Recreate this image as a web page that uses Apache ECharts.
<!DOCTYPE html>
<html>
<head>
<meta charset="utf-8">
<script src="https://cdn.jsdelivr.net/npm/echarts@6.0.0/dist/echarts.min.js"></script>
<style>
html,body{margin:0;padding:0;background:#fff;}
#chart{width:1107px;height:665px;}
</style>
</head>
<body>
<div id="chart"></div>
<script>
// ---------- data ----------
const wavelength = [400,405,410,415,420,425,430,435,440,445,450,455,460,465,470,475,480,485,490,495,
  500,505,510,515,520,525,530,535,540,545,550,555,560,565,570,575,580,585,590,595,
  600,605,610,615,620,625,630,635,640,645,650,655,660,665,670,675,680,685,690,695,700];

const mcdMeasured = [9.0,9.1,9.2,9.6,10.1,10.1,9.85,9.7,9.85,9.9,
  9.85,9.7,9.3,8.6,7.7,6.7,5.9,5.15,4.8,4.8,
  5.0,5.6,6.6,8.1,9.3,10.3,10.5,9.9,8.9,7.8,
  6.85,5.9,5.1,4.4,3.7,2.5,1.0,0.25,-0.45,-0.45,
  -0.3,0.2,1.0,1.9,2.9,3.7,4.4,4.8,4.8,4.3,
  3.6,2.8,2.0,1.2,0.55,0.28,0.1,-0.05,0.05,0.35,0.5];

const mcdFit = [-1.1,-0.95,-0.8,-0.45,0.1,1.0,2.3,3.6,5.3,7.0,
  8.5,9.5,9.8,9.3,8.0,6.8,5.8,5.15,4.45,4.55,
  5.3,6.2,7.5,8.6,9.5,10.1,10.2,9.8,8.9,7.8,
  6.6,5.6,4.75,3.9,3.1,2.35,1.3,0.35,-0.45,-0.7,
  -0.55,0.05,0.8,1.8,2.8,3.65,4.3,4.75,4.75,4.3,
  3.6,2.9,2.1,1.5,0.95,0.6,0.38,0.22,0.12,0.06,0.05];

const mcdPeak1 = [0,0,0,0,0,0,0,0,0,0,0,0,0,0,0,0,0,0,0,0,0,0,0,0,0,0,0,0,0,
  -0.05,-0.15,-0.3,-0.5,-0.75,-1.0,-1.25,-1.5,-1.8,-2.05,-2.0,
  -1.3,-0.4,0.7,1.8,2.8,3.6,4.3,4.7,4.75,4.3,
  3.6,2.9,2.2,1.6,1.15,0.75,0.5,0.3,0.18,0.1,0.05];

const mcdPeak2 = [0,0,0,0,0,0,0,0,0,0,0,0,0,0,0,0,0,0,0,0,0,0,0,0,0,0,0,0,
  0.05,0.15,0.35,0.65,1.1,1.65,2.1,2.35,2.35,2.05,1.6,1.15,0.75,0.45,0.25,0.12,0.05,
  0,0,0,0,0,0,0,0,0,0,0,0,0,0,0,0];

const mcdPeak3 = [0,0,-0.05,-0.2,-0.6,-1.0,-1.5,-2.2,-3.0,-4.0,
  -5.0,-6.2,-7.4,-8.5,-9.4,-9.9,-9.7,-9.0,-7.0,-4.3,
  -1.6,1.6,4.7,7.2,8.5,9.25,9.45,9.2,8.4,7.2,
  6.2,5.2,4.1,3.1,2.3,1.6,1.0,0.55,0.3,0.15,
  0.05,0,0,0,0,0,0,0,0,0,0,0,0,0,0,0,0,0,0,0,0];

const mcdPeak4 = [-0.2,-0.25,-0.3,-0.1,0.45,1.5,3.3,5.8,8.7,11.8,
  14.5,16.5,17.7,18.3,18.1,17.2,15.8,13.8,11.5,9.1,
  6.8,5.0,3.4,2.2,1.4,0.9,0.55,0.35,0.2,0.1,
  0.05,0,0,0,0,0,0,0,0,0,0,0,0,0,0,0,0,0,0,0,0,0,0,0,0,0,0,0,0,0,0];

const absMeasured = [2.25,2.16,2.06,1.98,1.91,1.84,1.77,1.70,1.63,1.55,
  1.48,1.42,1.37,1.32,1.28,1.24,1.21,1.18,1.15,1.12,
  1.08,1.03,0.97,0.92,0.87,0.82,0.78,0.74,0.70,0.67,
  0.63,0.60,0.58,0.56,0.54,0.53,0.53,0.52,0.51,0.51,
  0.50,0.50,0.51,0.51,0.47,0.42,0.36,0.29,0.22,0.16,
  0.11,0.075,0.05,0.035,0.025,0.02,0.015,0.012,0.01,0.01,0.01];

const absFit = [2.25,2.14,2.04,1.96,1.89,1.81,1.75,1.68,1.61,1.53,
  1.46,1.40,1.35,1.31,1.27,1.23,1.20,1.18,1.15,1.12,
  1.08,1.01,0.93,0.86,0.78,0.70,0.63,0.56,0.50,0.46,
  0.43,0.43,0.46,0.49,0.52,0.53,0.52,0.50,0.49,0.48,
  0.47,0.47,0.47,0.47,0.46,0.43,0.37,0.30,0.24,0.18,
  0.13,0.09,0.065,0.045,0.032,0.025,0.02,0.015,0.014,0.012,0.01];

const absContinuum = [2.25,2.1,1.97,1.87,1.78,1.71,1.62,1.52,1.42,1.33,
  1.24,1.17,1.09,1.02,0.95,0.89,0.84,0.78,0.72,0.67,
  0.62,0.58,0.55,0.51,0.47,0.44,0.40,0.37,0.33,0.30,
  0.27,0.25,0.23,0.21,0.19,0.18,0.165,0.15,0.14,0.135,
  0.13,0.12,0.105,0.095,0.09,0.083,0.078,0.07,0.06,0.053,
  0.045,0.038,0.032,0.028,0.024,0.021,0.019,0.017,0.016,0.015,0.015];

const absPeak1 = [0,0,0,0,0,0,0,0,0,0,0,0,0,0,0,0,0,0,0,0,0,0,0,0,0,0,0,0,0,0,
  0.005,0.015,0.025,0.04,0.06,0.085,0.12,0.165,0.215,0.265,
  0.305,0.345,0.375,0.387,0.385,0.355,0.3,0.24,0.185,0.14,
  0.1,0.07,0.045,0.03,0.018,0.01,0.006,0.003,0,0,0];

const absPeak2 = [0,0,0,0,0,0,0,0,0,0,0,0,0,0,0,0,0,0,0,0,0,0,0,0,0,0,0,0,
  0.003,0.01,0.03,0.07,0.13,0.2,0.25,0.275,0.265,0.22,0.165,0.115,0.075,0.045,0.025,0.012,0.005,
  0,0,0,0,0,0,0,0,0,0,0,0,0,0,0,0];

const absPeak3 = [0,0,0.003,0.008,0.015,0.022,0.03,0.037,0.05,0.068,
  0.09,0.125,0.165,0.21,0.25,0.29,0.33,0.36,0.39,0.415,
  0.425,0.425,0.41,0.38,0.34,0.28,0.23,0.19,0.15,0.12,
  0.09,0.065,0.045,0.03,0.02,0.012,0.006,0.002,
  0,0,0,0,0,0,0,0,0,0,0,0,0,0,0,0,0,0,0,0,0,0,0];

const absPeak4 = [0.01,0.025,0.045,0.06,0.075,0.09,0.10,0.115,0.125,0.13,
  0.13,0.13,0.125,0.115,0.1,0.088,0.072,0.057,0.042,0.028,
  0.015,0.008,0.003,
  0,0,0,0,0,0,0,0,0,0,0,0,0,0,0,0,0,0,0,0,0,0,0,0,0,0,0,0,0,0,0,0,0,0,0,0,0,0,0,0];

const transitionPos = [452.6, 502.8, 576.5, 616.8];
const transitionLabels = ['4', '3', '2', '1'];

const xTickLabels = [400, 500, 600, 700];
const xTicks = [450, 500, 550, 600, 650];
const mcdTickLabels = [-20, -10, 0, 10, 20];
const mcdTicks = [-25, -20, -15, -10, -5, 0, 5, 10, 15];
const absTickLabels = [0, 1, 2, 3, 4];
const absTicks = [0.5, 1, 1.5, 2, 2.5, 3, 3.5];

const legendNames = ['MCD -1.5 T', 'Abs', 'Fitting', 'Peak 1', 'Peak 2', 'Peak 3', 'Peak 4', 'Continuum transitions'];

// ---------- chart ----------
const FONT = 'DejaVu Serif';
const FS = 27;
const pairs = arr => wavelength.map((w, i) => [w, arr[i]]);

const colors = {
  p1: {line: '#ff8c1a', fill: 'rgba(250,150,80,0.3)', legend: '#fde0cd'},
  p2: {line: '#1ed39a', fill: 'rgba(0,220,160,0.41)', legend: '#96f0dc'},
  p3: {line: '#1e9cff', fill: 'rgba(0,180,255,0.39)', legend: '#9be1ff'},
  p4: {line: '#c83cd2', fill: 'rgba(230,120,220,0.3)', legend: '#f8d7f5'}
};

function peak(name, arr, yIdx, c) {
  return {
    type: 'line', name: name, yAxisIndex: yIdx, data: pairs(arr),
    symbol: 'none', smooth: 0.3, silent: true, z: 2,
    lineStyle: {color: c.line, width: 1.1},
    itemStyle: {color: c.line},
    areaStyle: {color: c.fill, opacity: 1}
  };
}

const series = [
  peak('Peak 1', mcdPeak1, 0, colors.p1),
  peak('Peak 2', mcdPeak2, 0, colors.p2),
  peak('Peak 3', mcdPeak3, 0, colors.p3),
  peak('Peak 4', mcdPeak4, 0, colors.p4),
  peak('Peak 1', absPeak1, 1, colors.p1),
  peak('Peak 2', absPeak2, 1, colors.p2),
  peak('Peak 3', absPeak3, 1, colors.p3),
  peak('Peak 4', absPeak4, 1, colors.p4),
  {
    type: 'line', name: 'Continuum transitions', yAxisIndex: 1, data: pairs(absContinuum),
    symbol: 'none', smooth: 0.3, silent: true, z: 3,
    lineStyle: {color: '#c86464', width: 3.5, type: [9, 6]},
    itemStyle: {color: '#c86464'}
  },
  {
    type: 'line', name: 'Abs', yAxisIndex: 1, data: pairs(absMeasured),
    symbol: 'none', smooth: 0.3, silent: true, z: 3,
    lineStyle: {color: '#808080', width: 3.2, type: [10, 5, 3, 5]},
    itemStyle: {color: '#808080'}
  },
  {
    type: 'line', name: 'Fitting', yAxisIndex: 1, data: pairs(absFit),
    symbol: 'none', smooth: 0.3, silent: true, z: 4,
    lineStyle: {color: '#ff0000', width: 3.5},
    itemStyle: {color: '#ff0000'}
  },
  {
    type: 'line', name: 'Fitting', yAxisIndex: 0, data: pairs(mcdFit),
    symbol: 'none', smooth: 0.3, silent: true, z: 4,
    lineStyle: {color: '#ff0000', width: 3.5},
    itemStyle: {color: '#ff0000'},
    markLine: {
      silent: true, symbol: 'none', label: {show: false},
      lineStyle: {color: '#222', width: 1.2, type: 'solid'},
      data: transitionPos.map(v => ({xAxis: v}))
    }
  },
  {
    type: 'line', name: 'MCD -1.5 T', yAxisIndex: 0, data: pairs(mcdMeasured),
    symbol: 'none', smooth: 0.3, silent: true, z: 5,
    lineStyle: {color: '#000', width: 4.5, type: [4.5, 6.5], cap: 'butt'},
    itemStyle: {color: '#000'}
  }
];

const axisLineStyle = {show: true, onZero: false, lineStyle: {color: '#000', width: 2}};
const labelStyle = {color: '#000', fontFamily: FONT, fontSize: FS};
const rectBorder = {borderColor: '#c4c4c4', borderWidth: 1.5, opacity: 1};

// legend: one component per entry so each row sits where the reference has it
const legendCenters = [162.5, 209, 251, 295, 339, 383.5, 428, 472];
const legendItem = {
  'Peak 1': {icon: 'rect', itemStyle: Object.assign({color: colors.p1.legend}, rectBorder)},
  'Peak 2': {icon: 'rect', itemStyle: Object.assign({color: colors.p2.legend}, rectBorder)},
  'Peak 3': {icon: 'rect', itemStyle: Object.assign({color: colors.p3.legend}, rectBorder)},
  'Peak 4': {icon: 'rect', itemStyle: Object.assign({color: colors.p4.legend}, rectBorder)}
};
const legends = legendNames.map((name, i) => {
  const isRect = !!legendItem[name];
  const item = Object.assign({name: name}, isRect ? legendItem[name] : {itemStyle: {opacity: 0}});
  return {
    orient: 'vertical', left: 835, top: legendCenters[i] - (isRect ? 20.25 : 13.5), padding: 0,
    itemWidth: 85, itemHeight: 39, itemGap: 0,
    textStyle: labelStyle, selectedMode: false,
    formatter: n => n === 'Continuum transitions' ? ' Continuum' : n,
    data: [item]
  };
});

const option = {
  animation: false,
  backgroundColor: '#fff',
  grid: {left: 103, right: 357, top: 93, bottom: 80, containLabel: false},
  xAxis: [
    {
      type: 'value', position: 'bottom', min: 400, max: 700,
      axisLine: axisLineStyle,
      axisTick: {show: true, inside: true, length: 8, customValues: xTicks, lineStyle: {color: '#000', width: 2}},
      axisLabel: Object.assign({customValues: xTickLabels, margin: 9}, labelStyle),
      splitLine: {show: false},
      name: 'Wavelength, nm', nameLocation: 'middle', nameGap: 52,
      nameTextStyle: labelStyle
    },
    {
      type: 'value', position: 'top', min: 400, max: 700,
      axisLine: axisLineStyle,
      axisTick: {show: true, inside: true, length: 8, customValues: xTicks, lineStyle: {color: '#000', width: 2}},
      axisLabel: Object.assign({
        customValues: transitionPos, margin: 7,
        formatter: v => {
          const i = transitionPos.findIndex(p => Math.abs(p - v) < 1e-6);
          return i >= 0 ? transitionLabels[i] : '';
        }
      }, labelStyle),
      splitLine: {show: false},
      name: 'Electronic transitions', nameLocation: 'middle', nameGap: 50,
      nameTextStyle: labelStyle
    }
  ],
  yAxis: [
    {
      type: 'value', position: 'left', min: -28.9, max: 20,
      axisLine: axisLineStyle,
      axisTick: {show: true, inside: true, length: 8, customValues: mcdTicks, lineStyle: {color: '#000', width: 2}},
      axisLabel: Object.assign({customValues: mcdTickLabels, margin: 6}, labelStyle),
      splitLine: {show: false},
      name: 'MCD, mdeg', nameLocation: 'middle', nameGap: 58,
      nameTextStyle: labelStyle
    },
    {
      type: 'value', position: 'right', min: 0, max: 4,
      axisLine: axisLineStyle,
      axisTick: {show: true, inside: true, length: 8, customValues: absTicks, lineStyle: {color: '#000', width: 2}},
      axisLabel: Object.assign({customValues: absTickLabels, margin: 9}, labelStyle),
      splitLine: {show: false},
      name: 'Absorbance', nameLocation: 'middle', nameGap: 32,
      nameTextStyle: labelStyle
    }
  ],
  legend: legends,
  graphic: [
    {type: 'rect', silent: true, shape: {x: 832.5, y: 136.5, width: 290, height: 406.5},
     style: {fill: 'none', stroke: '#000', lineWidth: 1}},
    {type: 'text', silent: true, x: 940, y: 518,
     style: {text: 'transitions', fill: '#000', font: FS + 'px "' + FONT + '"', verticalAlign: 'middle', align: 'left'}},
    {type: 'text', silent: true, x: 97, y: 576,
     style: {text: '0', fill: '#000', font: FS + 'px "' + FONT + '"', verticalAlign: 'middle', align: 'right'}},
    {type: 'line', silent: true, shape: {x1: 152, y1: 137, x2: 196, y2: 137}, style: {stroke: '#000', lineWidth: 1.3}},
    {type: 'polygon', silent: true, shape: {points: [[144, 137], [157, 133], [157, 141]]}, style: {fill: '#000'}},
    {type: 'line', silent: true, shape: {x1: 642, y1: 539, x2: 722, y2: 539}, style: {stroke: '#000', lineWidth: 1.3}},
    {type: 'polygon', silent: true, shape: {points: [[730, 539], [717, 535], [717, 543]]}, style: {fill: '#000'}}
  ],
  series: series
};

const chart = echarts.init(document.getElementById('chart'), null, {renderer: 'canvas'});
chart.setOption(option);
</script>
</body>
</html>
━━━━━━━━
:: Brief ::
Quote verbatim the opening lines of the listing above, ending with the line where "3.6,2.8,2.0,1.2,0.55,0.28,0.1,-0.05,0.05,0.35,0.5];" appears; include both endpoints and nothing more.

:: Solution for this problem ::
Recreate this image as a web page that uses Apache ECharts.
<!DOCTYPE html>
<html>
<head>
<meta charset="utf-8">
<script src="https://cdn.jsdelivr.net/npm/echarts@6.0.0/dist/echarts.min.js"></script>
<style>
html,body{margin:0;padding:0;background:#fff;}
#chart{width:1107px;height:665px;}
</style>
</head>
<body>
<div id="chart"></div>
<script>
// ---------- data ----------
const wavelength = [400,405,410,415,420,425,430,435,440,445,450,455,460,465,470,475,480,485,490,495,
  500,505,510,515,520,525,530,535,540,545,550,555,560,565,570,575,580,585,590,595,
  600,605,610,615,620,625,630,635,640,645,650,655,660,665,670,675,680,685,690,695,700];

const mcdMeasured = [9.0,9.1,9.2,9.6,10.1,10.1,9.85,9.7,9.85,9.9,
  9.85,9.7,9.3,8.6,7.7,6.7,5.9,5.15,4.8,4.8,
  5.0,5.6,6.6,8.1,9.3,10.3,10.5,9.9,8.9,7.8,
  6.85,5.9,5.1,4.4,3.7,2.5,1.0,0.25,-0.45,-0.45,
  -0.3,0.2,1.0,1.9,2.9,3.7,4.4,4.8,4.8,4.3,
  3.6,2.8,2.0,1.2,0.55,0.28,0.1,-0.05,0.05,0.35,0.5];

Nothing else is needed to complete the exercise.